Patients need ‘control panel’ for data
- 26 September 2014
The rise of big data cannot be stopped so patients must be able to make “fine-grained” decisions about how their clinical information is shared and used, a GP has argued.
Dr Marcus Baw suggested to EHI that giving patients a “control panel” to let them to decide how their data is used might be one way to address concerns about data sharing, and to reduce the burden of consent on GPs and other care providers.
The future of GP databases and the information they contain will be one of the topics of discussion at the BCS Primary Healthcare Specialist Group’s 34th annual AGM and conference next month.
Dr Baw is a PHCSG committee member and he argued that the issue is “highly topical”, given the debate about care.data – the NHS England programme to link datasets and make them available to researchers – and a consent model for patients.
While some pressure groups have taken a strong stance against care.data and other databases, Dr Baw said GPs are aware that they are likely to grow in size, use and importance.
“I think the rise of big data sets is inexorable, and trying to prevent that is futile. Big data is something that’s needed and wanted, so the question is, how do we do that in the best way without losing patients’ rights to privacy?”
Baw said existing GP databases, such as the Clinical Practice Research Datalink and ResearchOne, are being “actively used” to develop the risk profiles that sit behind virtual wards and similar initiatives, and to deliver “palpable benefits”.
The PHSG conference will focus on making sure that they are well-designed.
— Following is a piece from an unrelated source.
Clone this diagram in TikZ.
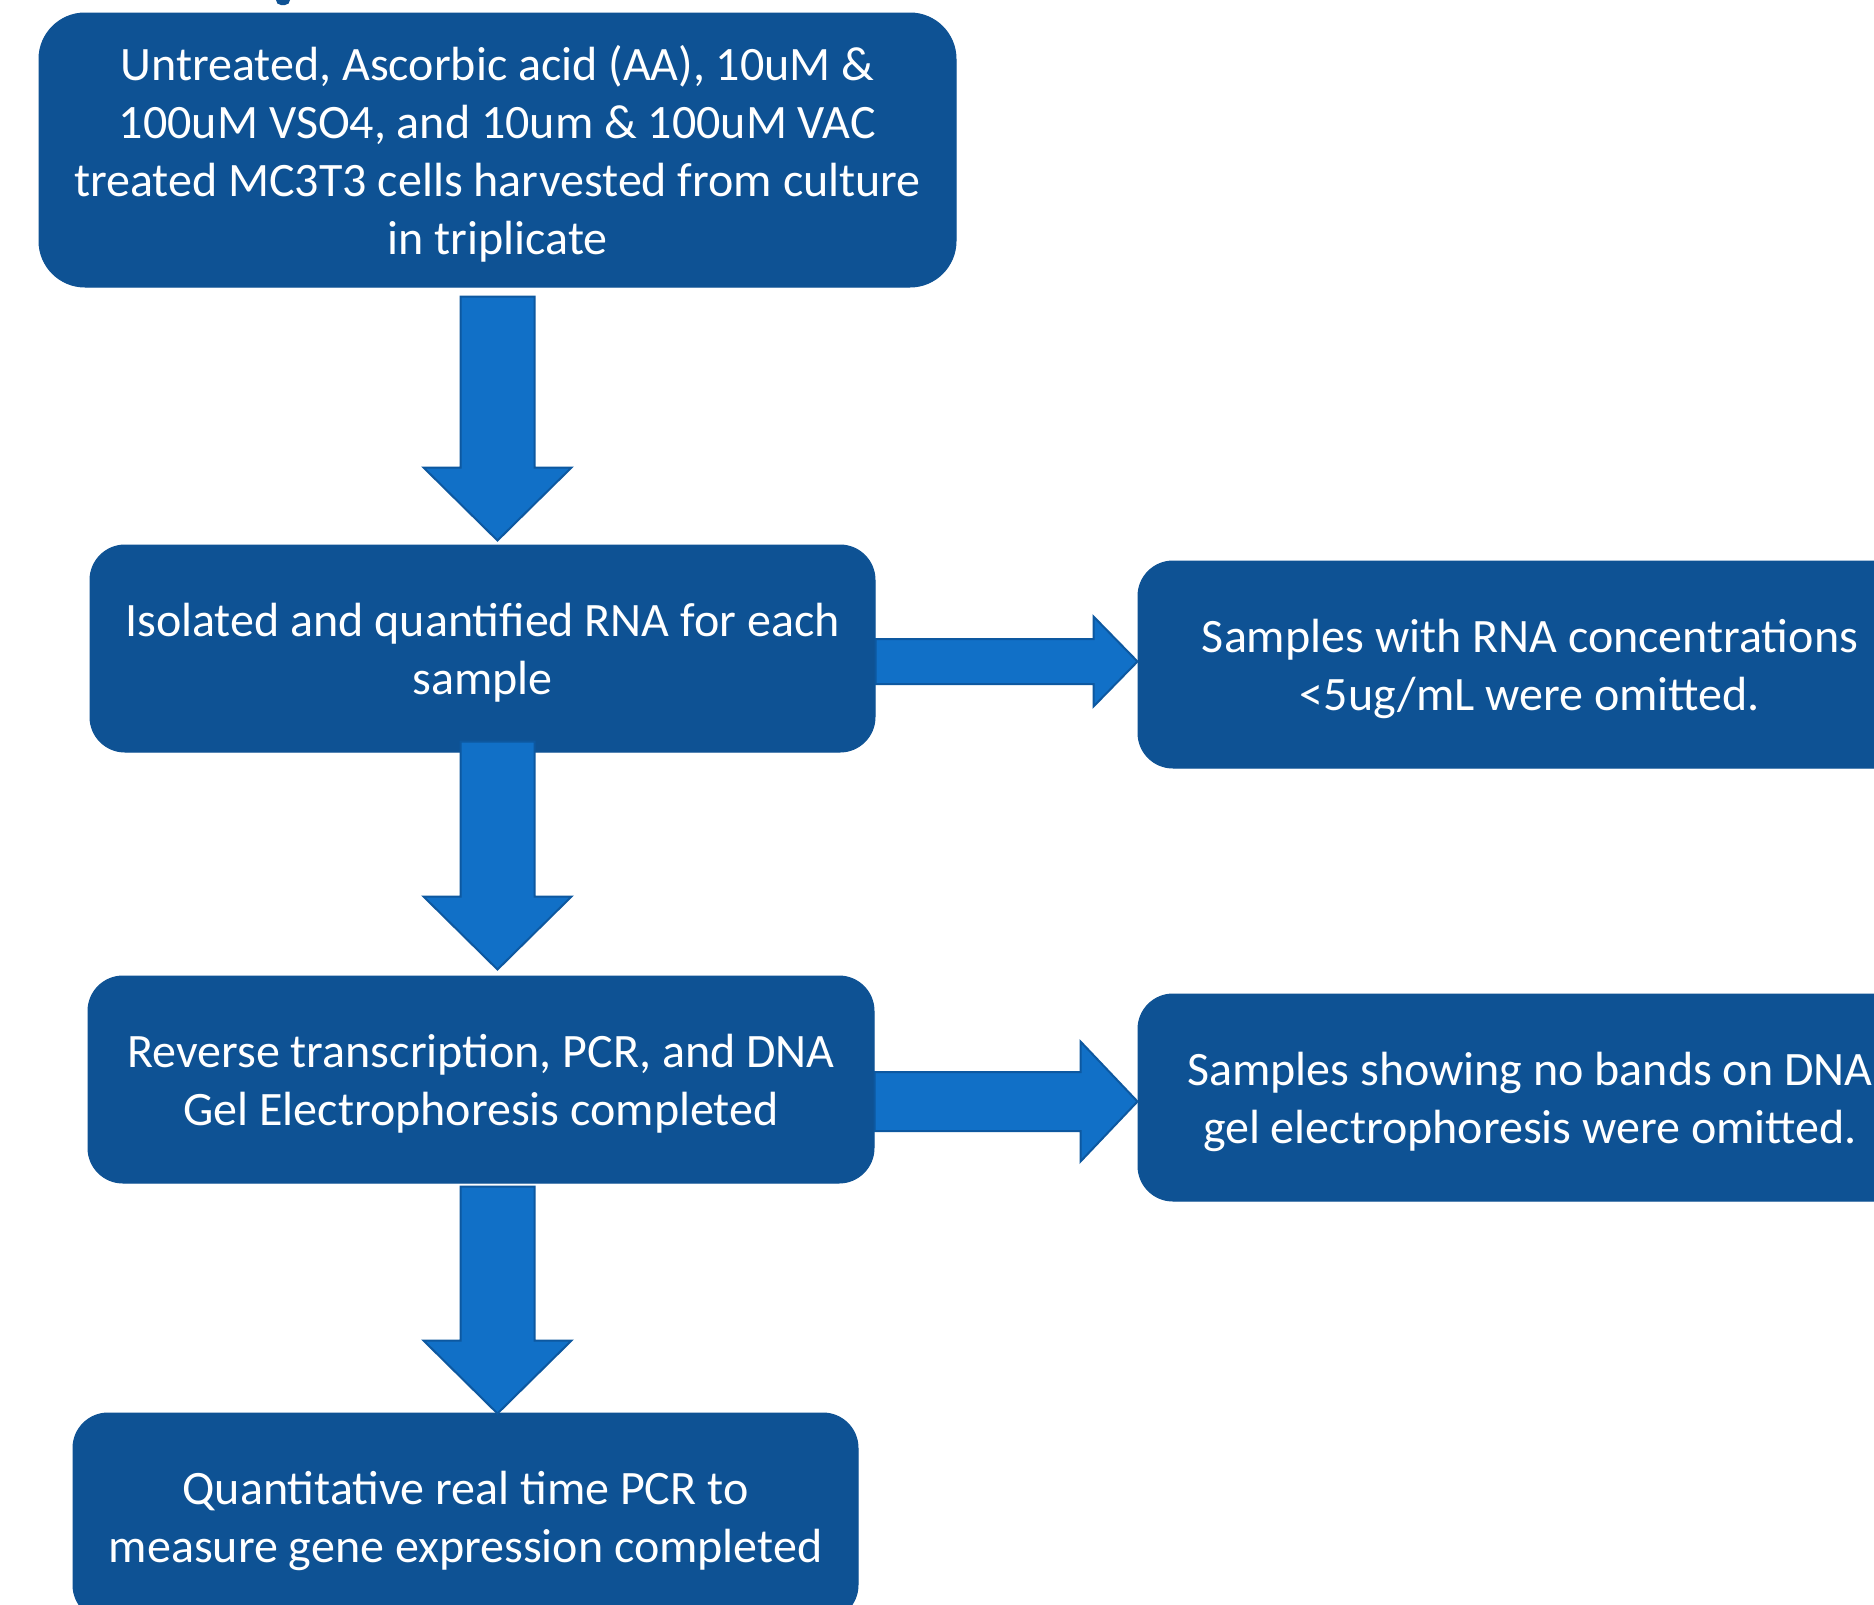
\documentclass[tikz,border=0pt]{standalone}
\usepackage{fontspec}
\setmainfont{Carlito}
\usetikzlibrary{calc}
\definecolor{boxblue}{RGB}{14,82,148}
\definecolor{arrowfill}{RGB}{17,112,199}
\definecolor{arrowline}{RGB}{13,88,160}
\tikzset{
  flowbox/.style={draw=boxblue, line width=1pt, fill=boxblue, inner sep=0pt},
  boxtext/.style={text=white, align=center, inner sep=0pt, font=\fontsize{48}{58}\selectfont},
  blkarrow/.style={fill=arrowfill, draw=arrowline, line width=2pt, line join=miter}
}
\newcommand{\downblk}[2]{%
  \draw[blkarrow] let \p1=(#1), \p2=(#2) in
    (\x2-37pt,\y1) -- (\x2+37pt,\y1) -- (\x2+37pt,\y2+73pt) -- (\x2+74pt,\y2+73pt)
    -- (\x2,\y2) -- (\x2-74pt,\y2+73pt) -- (\x2-37pt,\y2+73pt) -- cycle;}
\newcommand{\rightblk}[5]{%
  \draw[blkarrow] let \p1=(#1), \p2=(#2) in
    (\x1,\y2+#3) -- (\x2-#5,\y2+#3) -- (\x2-#5,\y2+#4) -- (\x2,\y2)
    -- (\x2-#5,\y2-#4) -- (\x2-#5,\y2-#3) -- (\x1,\y2-#3) -- cycle;}
\begin{document}
\begin{tikzpicture}[x=1pt,y=-1pt]
\useasboundingbox[fill=white] (0,0) rectangle (1874,1604);
% fragment of cut-off title
\fill[boxblue, rounded corners=5pt] (276,-10) rectangle (290,5);

\node[flowbox, rounded corners=46pt, minimum width=917pt, minimum height=274pt] (b1) at (497.5,150) {};
\node[flowbox, rounded corners=35pt, minimum width=785pt, minimum height=207pt] (b2) at (482.5,648.5) {};
\node[flowbox, rounded corners=35pt, minimum width=786pt, minimum height=207pt] (b3) at (481,1079.5) {};
\node[flowbox, rounded corners=35pt, minimum width=785pt, minimum height=207pt] (b4) at (465.5,1516.5) {};
\node[flowbox, rounded corners=35pt, minimum width=784pt, minimum height=207pt] (r1) at (1530,664.5) {};
\node[flowbox, rounded corners=35pt, minimum width=784pt, minimum height=207pt] (r2) at (1530,1097.5) {};

\node[boxtext] (t1) at ($(b1.center)+(0,4)$)
  {Untreated, Ascorbic acid (AA), 10uM \&\\100uM VSO4, and 10um \& 100uM VAC\\treated MC3T3 cells harvested from culture\\in triplicate};
\node[boxtext] (t2) at ($(b2.center)+(0,4)$) {Isolated and quantified RNA for each\\sample};
\node[boxtext] (t3) at ($(b3.center)+(0,4)$) {Reverse transcription, PCR, and DNA\\Gel Electrophoresis completed};
\node[boxtext] (t4) at ($(b4.center)+(0,4)$) {Quantitative real time PCR to\\measure gene expression completed};
\node[boxtext] (tr1) at ($(r1.center)+(0,4)$) {Samples with RNA concentrations\\<5ug/mL were omitted.};
\node[boxtext] (tr2) at ($(r2.center)+(0,4)$) {Samples showing no bands on DNA\\gel electrophoresis were omitted.};

\coordinate (a1s) at ($(b1.south)+(0,9)$);
\coordinate (a1t) at ($(b2.north -| b1.south)+(0,-4)$);
\coordinate (a2s) at ($(b2.south -| b1.south)+(0,-11)$);
\coordinate (a2t) at ($(b3.north -| b1.south)+(0,-6)$);
\coordinate (a3s) at ($(b3.south -| b1.south)+(0,3)$);
\coordinate (a3t) at ($(b4.north -| b1.south)+(0,1)$);
\downblk{a1s}{a1t}
\downblk{a2s}{a2t}
\downblk{a3s}{a3t}

\coordinate (h1t) at ($(r1.west)+(0,-3)$);
\coordinate (h2t) at ($(r2.west)+(0,4)$);
\rightblk{b2.east}{h1t}{22.5pt}{45pt}{44pt}
\rightblk{b3.east}{h2t}{29.5pt}{60pt}{57pt}
\end{tikzpicture}
\end{document}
Baw said the specialist group has been around “since the birth of GP healthcare computing”, acting as one of the first interest groups for healthcare computing in the UK.
“Our members have got a wealth of experience: some people remember the original systems going in during the 1980s and their impact.”
At last year’s conference, NHS England’s chief data officer, Dr Geraint Lewis, was “taken quite firmly to task” for the care.data programme’s lack of a plan to adequately pseudonymise the data it was proposing to link and issue to researchers.
HANDI Health director Ewan Davis and Professor Julia Hippisley-Cox, professor of clinical epidemiology and general practice at Nottingham University, will also speak at this year’s event.